Quote of the Day:
“Your name is part of you. There’s power in it, tied up with the way you secretly think of yourself, the truth of the way you are.”
S’reee, Deep Wizardry
Love is a complicated thing. No matter how much experience you’ve had it always manages to take you by surprise and reveal emotions you never knew you were capable of feeling. One moment you are overcome with joy that seems like it will never end and the next you are scared to death that the bubble of happiness will burst at any moment. Of course this emotional instability is a mental creation caused by an overactive imagination but sometimes it’s hard to distinguish fantasy from reality when love is involved.

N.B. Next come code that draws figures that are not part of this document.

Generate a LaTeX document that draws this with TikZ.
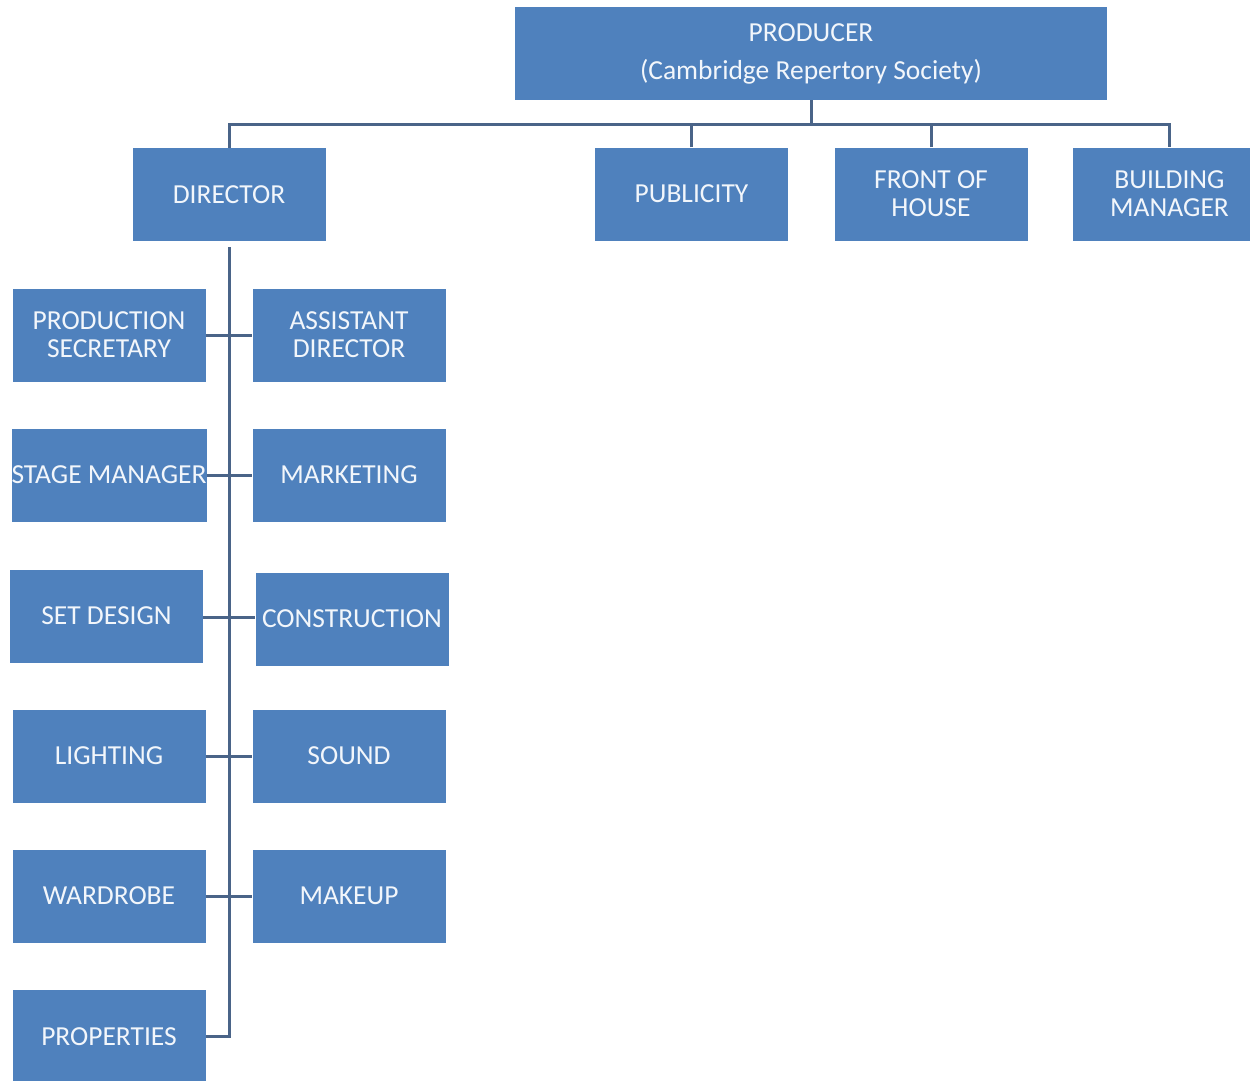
\documentclass[tikz,border=0pt]{standalone}
\usepackage{fontspec}
\setmainfont{Carlito}
\definecolor{boxblue}{HTML}{4F81BD}
\definecolor{linecol}{HTML}{4A6488}
\definecolor{txt}{HTML}{F2F6FB}
\begin{document}
\begin{tikzpicture}[x=1pt,y=-1pt,
  box/.style={fill=boxblue, draw=none, text=txt, minimum width=193pt, minimum height=93pt,
    inner sep=0pt, align=center, font=\fontsize{27.5}{28}\selectfont},
  conn/.style={draw=linecol, line width=3pt}]
\useasboundingbox (0,0) rectangle (1250,1081);
\begin{scope}
\clip (0,0) rectangle (1250,1081);
\node[box, minimum width=592pt, font=\fontsize{27.5}{38}\selectfont] (prod) at (811,53.5) {PRODUCER\\(Cambridge Repertory Society)};
\node[box] (dir) at (229,194.5) {DIRECTOR};
\node[box] (pub) at (691.5,194) {PUBLICITY};
\node[box] (foh) at (931,194) {FRONT OF\\HOUSE};
\node[box] (bm) at (1169.5,194) {BUILDING\\MANAGER};
\node[box] (ps) at (109,335) {PRODUCTION\\SECRETARY};
\node[box] (ad) at (349,335) {ASSISTANT\\DIRECTOR};
\node[box] (sm) at (109,475) {STAGE MANAGER};
\node[box] (mk) at (349,475) {MARKETING};
\node[box] (sd) at (106.5,616) {SET DESIGN};
\node[box] (con) at (352,619) {CONSTRUCTION};
\node[box] (lt) at (109,756) {LIGHTING};
\node[box] (snd) at (349,756) {SOUND};
\node[box] (wr) at (109,896) {WARDROBE};
\node[box] (mu) at (349,896) {MAKEUP};
\node[box] (pr) at (109,1036.5) {PROPERTIES};
\end{scope}
\coordinate (bus) at (811,124);
\draw[conn] (prod.south) -- (bus);
\draw[conn] (dir.north) -- (dir.north |- bus) -- (bm.north |- bus) -- (bm.north);
\draw[conn] (pub.north) -- (pub.north |- bus);
\draw[conn] (foh.north) -- (foh.north |- bus);
\draw[conn, shorten <=6pt] (dir.south) -- (dir.south |- pr.east) -- (pr.east);
\draw[conn] (ps.east) -- (ad.west);
\draw[conn] (sm.east) -- (mk.west);
\draw[conn] (sd.east |- 0,617) -- (con.west |- 0,617);
\draw[conn] (lt.east) -- (snd.west);
\draw[conn] (wr.east) -- (mu.west);
\end{tikzpicture}
\end{document}
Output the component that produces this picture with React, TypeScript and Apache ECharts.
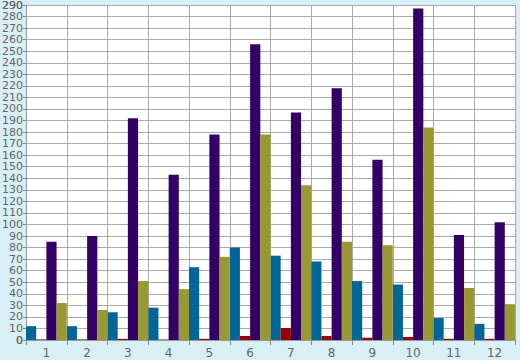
import React, { useEffect, useRef } from "react";
import * as echarts from "echarts";

const categories = ["1", "2", "3", "4", "5", "6", "7", "8", "9", "10", "11", "12"];
const seriesBlue = [12, 12, 24, 28, 63, 80, 73, 68, 51, 48, 19, 14];
const seriesRed = [0.5, 0.5, 1, 0.4, 1, 3.5, 10.4, 3.5, 2, 2.6, 1, 1];
const seriesPurple = [85, 90, 192, 143, 178, 256, 197, 218, 156, 287, 91, 102];
const seriesOlive = [32, 26, 51, 44, 72, 178, 134, 85, 82, 184, 45, 31];
const yMin = 0;
const yMax = 290;
const yStep = 10;

const colors = ["#006699", "#990000", "#330066", "#999933"];

export default function App() {
  const ref = useRef<HTMLDivElement>(null);
  useEffect(() => {
    if (!ref.current) return;
    const chart = echarts.init(ref.current, null, { renderer: "svg" });
    const mk = (name: string, data: number[], i: number) => ({
      name,
      type: "bar" as const,
      data,
      yAxisIndex: 0,
      barGap: "0%",
      barCategoryGap: "0%",
      itemStyle: { color: colors[i] },
    });
    const labelStyle = {
      color: "#666666",
      fontSize: 11,
      lineHeight: 10,
      margin: 3,
    };
    chart.setOption({
      animation: false,
      backgroundColor: "#d9eff6",
      textStyle: { fontFamily: "DejaVu Sans" },
      grid: {
        left: 26,
        right: 5,
        top: 5,
        bottom: 20,
        show: true,
        backgroundColor: "#ffffff",
        borderWidth: 0,
        containLabel: false,
        outerBoundsMode: "none",
      },
      xAxis: {
        type: "category",
        data: categories,
        axisLine: { lineStyle: { color: "#999999", width: 1 } },
        axisTick: { show: true, length: 5, lineStyle: { color: "#888888" } },
        splitLine: { show: true, lineStyle: { color: "#aaaaaa", width: 1 } },
        axisLabel: { color: "#666666", fontSize: 12, margin: 7 },
      },
      yAxis: [
        {
          type: "value",
          position: "left",
          min: yMin,
          max: yMax,
          interval: yStep,
          axisLine: { show: true, lineStyle: { color: "#999999" } },
          axisTick: { show: true, length: 3, lineStyle: { color: "#888888" } },
          splitLine: { show: true, lineStyle: { color: "#aaaaaa", width: 1 } },
          axisLabel: labelStyle,
        },
        {
          type: "value",
          position: "left",
          offset: 0,
          min: yMin,
          max: yMax,
          interval: yStep,
          axisLine: { show: false },
          axisTick: { show: false },
          splitLine: { show: false },
          axisLabel: {
            ...labelStyle,
            formatter: (v: number) => (v === yMin || v === yMax ? String(v) : ""),
          },
        },
      ],
      series: [
        mk("A", seriesBlue, 0),
        mk("B", seriesRed, 1),
        mk("C", seriesPurple, 2),
        mk("D", seriesOlive, 3),
      ],
    });
    return () => chart.dispose();
  }, []);
  return (
    <div
      ref={ref}
      style={{ position: "fixed", left: 0, top: 0, width: 520, height: 360 }}
    />
  );
}
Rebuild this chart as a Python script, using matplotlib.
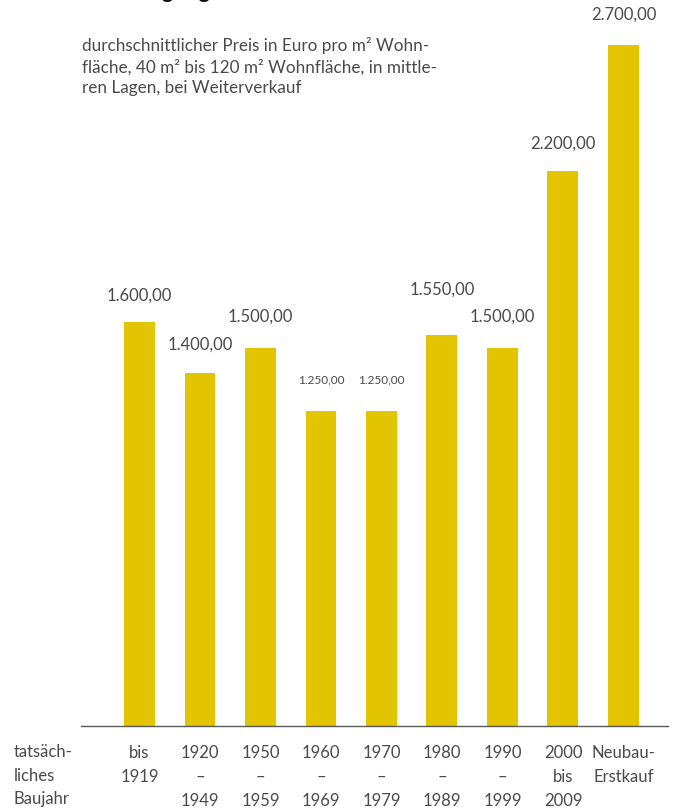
import matplotlib.pyplot as plt

plt.rcParams['font.family'] = ['Lato', 'DejaVu Sans']

# Preise je Baujahresklasse (Euro pro m², Weiterverkauf)
kategorien = ['bis\n1919', '1920\n–\n1949', '1950\n–\n1959', '1960\n–\n1969',
              '1970\n–\n1979', '1980\n–\n1989', '1990\n–\n1999',
              '2000\nbis\n2009', 'Neubau-\nErstkauf']
preise = [1600, 1400, 1500, 1250, 1250, 1550, 1500, 2200, 2700]
beschriftungen = ['1.600,00', '1.400,00', '1.500,00', '1.250,00', '1.250,00',
                  '1.550,00', '1.500,00', '2.200,00', '2.700,00']

# Abstand der Wertbeschriftung über dem Balken (Punkte) und Schriftgröße
abstand = [19, 20, 22, 22, 22, 33, 22, 20, 22]
groesse = [12, 12, 12, 8.5, 8.5, 12, 12, 12, 12]

gelb = '#e3c400'
grau = '#4a4a4a'

W, H = 686, 810
fig = plt.figure(figsize=(W / 100, H / 100), dpi=100)
ax = fig.add_axes([81 / W, 84 / H, 587 / W, 726 / H])

x = list(range(len(preise)))
ax.bar(x, preise, width=0.512, color=gelb)
ax.set_xlim(-0.967, 8.736)
ax.set_ylim(0, 2878)

for xi, p, txt, off, fs in zip(x, preise, beschriftungen, abstand, groesse):
    ax.annotate(txt, (xi, p), xytext=(0, off), textcoords='offset points',
                ha='center', va='center', fontsize=fs, color=grau)

for s in ['top', 'right', 'left']:
    ax.spines[s].set_visible(False)
ax.spines['bottom'].set_color('#5a5a5a')
ax.spines['bottom'].set_linewidth(1.0)
ax.set_yticks([])
ax.set_xticks(x)
ax.set_xticklabels(kategorien, fontsize=12, color=grau, linespacing=1.58,
                   va='top')
ax.tick_params(axis='x', length=0, pad=14)

fig.text(14 / W, 1 - 744 / H, 'tatsäch-\nliches\nBaujahr', ha='left',
         va='top', fontsize=12, color=grau, linespacing=1.58)

# Überschrift (oben angeschnitten) und Untertitel
fig.text(82 / W, 1 + 2 / H, 'Wohnungseigentum', ha='left', va='baseline',
         fontsize=15, fontweight='bold', color='#111111')
fig.text(82 / W, 1 - 37 / H,
         'durchschnittlicher Preis in Euro pro m² Wohn-\n'
         'fläche, 40 m² bis 120 m² Wohnfläche, in mittle-\n'
         'ren Lagen, bei Weiterverkauf',
         ha='left', va='top', fontsize=12.3, color=grau, linespacing=1.37)

fig.savefig('out.png', dpi=100)
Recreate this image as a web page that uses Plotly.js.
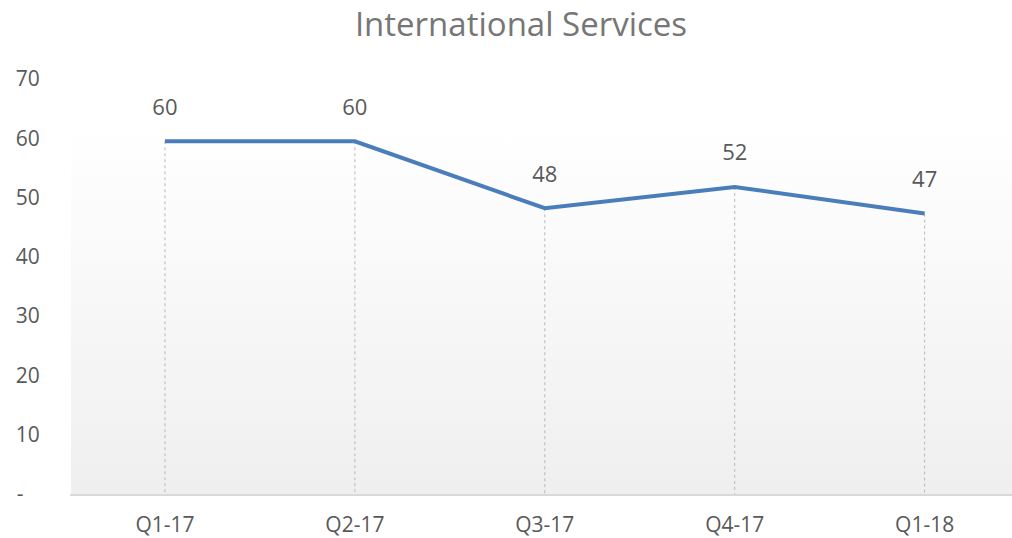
<!DOCTYPE html>
<html>
<head>
<meta charset="utf-8">
<script src="https://cdn.plot.ly/plotly-3.0.1.min.js"></script>
<style>
html,body{margin:0;padding:0;background:#fff;}
#wrap{position:relative;width:1012px;height:538px;}
#bg{position:absolute;left:71px;top:128px;width:941px;height:366px;background:linear-gradient(to bottom,#ffffff 0%,#efefef 100%);}
#chart{position:absolute;left:0;top:0;width:1012px;height:538px;}
</style>
</head>
<body>
<div id="wrap"><div id="bg"></div><div id="chart"></div></div>
<script>
const categories = ["Q1-17","Q2-17","Q3-17","Q4-17","Q1-18"];
const values = [59.5, 59.5, 48.2, 51.8, 47.3];
const labels = ["60","60","48","52","47"];
const yTickVals = [0,10,20,30,40,50,60,70];
const yTickText = ["-\u00a0\u00a0\u00a0","10","20","30","40","50","60","70"];

const dropX = [], dropY = [];
categories.forEach((c,i)=>{ dropX.push(c,c,null); dropY.push(values[i],0,null); });

const font = "'Open Sans', sans-serif";
const traces = [
  {x: dropX, y: dropY, type:'scatter', mode:'lines', line:{color:'#b8b8b8', width:1, dash:'dot'}, hoverinfo:'skip', showlegend:false},
  {x: categories, y: values, type:'scatter', mode:'lines', line:{color:'#4a7ebb', width:4}, showlegend:false},
  {x: categories, y: values, type:'scatter', mode:'markers+text', text: labels, textposition:'top center',
   marker:{size:32, color:'rgba(0,0,0,0)'}, textfont:{size:22, color:'#595959', family:font}, showlegend:false, hoverinfo:'skip'}
];
const layout = {
  width:1012, height:538,
  margin:{l:70, r:0, t:79, b:44},
  paper_bgcolor:'rgba(0,0,0,0)', plot_bgcolor:'rgba(0,0,0,0)',
  title:{text:'International Services', font:{family:font, size:33, color:'#767676'}, x:521/1012, xref:'container', xanchor:'center', y:0.955, yanchor:'middle', yref:'container'},
  xaxis:{type:'category', range:[-0.5,4.46], showgrid:false, zeroline:false, showline:true, linecolor:'#d9d9d9', linewidth:2,
    ticks:'outside', ticklen:11, tickcolor:'rgba(0,0,0,0)', tickfont:{family:font, size:21, color:'#595959'}},
  yaxis:{range:[0,70], tickvals:yTickVals, ticktext:yTickText, showgrid:false, zeroline:false, showline:false,
    ticks:'outside', ticklen:25, tickcolor:'rgba(0,0,0,0)', tickfont:{family:font, size:21, color:'#595959'}},
  showlegend:false
};
Plotly.newPlot('chart', traces, layout, {displayModeBar:false, staticPlot:true});
</script>
</body>
</html>
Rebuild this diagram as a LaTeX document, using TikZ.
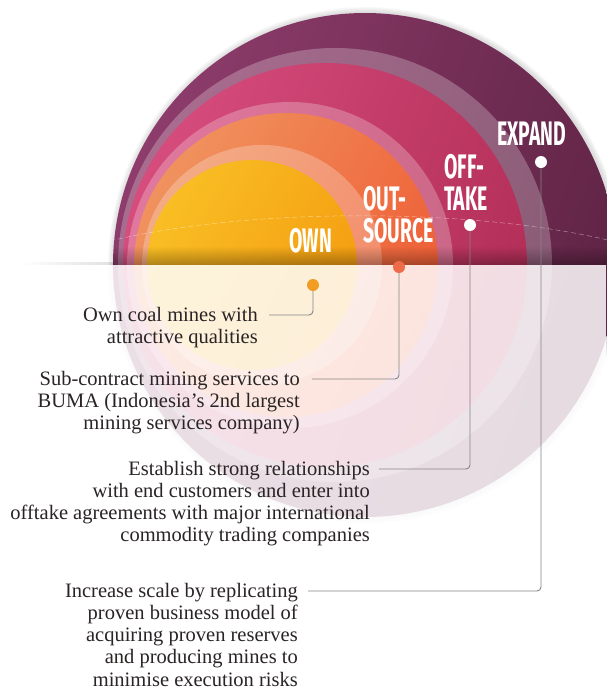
\documentclass[tikz,border=0pt]{standalone}
\usepackage{fontspec}
\setmainfont{Liberation Serif}
\newfontfamily\stagefont[FakeStretch=0.57]{Fira Sans}
\usetikzlibrary{fadings}

\definecolor{plumL}{HTML}{8D3C6B}
\definecolor{plumR}{HTML}{5E2344}
\definecolor{roseL}{HTML}{D64C7D}
\definecolor{roseR}{HTML}{B22E57}
\definecolor{coralL}{HTML}{F0925E}
\definecolor{coralR}{HTML}{EE5C34}
\definecolor{sunL}{HTML}{F9BE24}
\definecolor{sunR}{HTML}{F49C10}
\definecolor{owndot}{HTML}{F39C22}
\definecolor{sourcedot}{HTML}{EF6C48}
\definecolor{linegray}{HTML}{858585}
\definecolor{textgray}{HTML}{2A2425}

\tikzset{
  stage/.style={text=white, font=\stagefont\bfseries\fontsize{34}{32}\selectfont,
    inner sep=0pt, anchor=base west},
  blurb/.style={text=textgray, font=\fontsize{20.5}{22.2}\selectfont,
    inner sep=0pt, align=right, anchor=north east},
  stagedot/.style={circle, inner sep=0pt, minimum size=12pt, fill=#1},
  link/.style={draw=linegray, line width=0.9pt, rounded corners=4pt},
  halo/.style={fill=white, fill opacity=0.25},
}

\begin{document}
\begin{tikzpicture}[x=1pt,y=-1pt]
\useasboundingbox (0,0) rectangle (606,689);

% soft shadow round the big disc
\foreach \r in {253,...,258}
  \fill[black, opacity=0.025] (366,265) circle[radius=\r pt];

% the nested discs, each with a pale rim
\shade[left color=plumL, right color=plumR, shading angle=70] (365,265) circle[radius=252pt];
\fill[halo] (335,265) circle[radius=217pt];
\shade[left color=roseL, right color=roseR, shading angle=70] (325,265) circle[radius=202pt];
\fill[halo] (290,265) circle[radius=163pt];
\shade[left color=coralL, right color=coralR, shading angle=60] (286,265) circle[radius=152pt];
\fill[halo] (262,265) circle[radius=120pt];
\shade[left color=sunL, right color=sunR, shading angle=60] (252,265) circle[radius=105pt];

\begin{scope}
\clip (365,265) circle[radius=252pt];
\fill[black, opacity=0.3, path fading=north] (100,246) rectangle (620,265);
\draw[white, opacity=0.45, line width=0.5pt, dash pattern=on 5pt off 3pt]
  (110,241) .. controls (250,207) and (480,207) .. (620,243);
\end{scope}

% lower half washed out
\fill[white, opacity=0.84] (0,265) rectangle (606,689);
\fill[black, opacity=0.12, path fading=west] (20,262) rectangle (114,265);

% stage names, one line per node
\node[stage] (ownlabel) at (289,252) {OWN};
\node[stage] (outlabel) at (363,210) {OUT-};
\node[stage] (sourcelabel) at (363,242) {SOURCE};
\node[stage] (offlabel) at (444,178) {OFF-};
\node[stage] (takelabel) at (444,210) {TAKE};
\node[stage] (expandlabel) at (497,145) {EXPAND};

\node[blurb] (owntext) at (258,306) {\rule{0pt}{15pt}Own coal mines with\\attractive qualities};
\node[blurb] (sourcetext) at (300,370) {\rule{0pt}{15pt}Sub-contract mining services to\\BUMA (Indonesia’s 2nd largest\\mining services company)};
\node[blurb] (taketext) at (370,460) {\rule{0pt}{15pt}Establish strong relationships\\with end customers and enter into\\offtake agreements with major international\\commodity trading companies};
\node[blurb] (expandtext) at (298,582) {\rule{0pt}{15pt}Increase scale by replicating\\proven business model of\\acquiring proven reserves\\and producing mines to\\minimise execution risks};

\node[stagedot=owndot] (own) at (313,285) {};
\node[stagedot=sourcedot] (source) at (399,267) {};
\node[stagedot=white] (take) at (470,225) {};
\node[stagedot=white] (expand) at (541,162) {};

\draw[link] ([xshift=11pt,yshift=-9pt]owntext.north east) -| (own);
\draw[link] ([xshift=12pt,yshift=-9pt]sourcetext.north east) -| (source);
\draw[link] ([xshift=9pt,yshift=-9pt]taketext.north east) -| (take);
\draw[link] ([xshift=10pt,yshift=-9pt]expandtext.north east) -| (expand);
\end{tikzpicture}
\end{document}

It has taken many years and many boyfriends to realize that I don’t know what love is. I always thought I did but after watching the demise of my most recent relationships I began to question how much I really understood the concept. My sorority sisters have a tendency to say that their current crush is “the one” and then turn around and say the same thing about the next boy that walks into their lives. A while ago I thought my boyfriend was “the one” and I turned out to be very wrong. That didn’t make it very easy for me to imagine marrying someone when I might be wrong about him too. I stopped trusting my instincts and started using my brain instead of my heart. That strategy worked to some extent because it kept my head out of the clouds and my heart from being broken. Now that it is all over I think maybe a broken heart would have been the better way to go. Emotional attachment is a dangerous thing but not altogether a bad experience. I wouldn’t be the person I am today without having my heart broken a few times and when I didn’t let it happen I may have robbed myself of an important experience. How would my personality have changed had I done things differently? I guess I’ll never know. For now I’m going to have to continue to live my life as the person I am today.
If anything is going to allow me to trust my instincts again it will have to be love. In the past I have been proactive when it comes to relationships – I asked one guy to the prom, another to my sorority formal – both became long-term boyfriends. That’s what women are encouraged to do in this “modern” time. The tactic hasn’t served me too well in the long run, however. Now that I am again in the situation to decide whether to be proactive or reactive I don’t know what to do. My instinct has told me to act on my feelings but who wants to go with an approach that has been unsuccessful in the past? I think for the time being I will choose the path of caution, not to be mistaken with passivity, in order to give myself (and my instincts) time to choose the best course of action.
I have had crushes before but nothing like this. Have you ever looked at someone and instantly known something about them is important and it concerns you? You can’t really put this “something” into words but it changes your whole outlook. It has only happened to me once and I can’t get over it. I know I have been silly about love before but I have a feeling that this isn’t just another one of those times. This is something significant. All I can say is that if life is playing a joke on me it’s extremely cruel.
P.S. I am wearing my heart on my sleeve right now and that is a little scary. No matter how sure I am about this feeling I can’t be positive that I’m not wrong again. Only time will tell. I would appreciate it if no one made fun of me if later this does turn out to be some great big cosmic joke. Making my thoughts and feelings public isn’t the easiest thing to do in this situation but it seems like the right one. I’ll learn something no matter what happens. Can you learn something? Not if you’re making fun of me!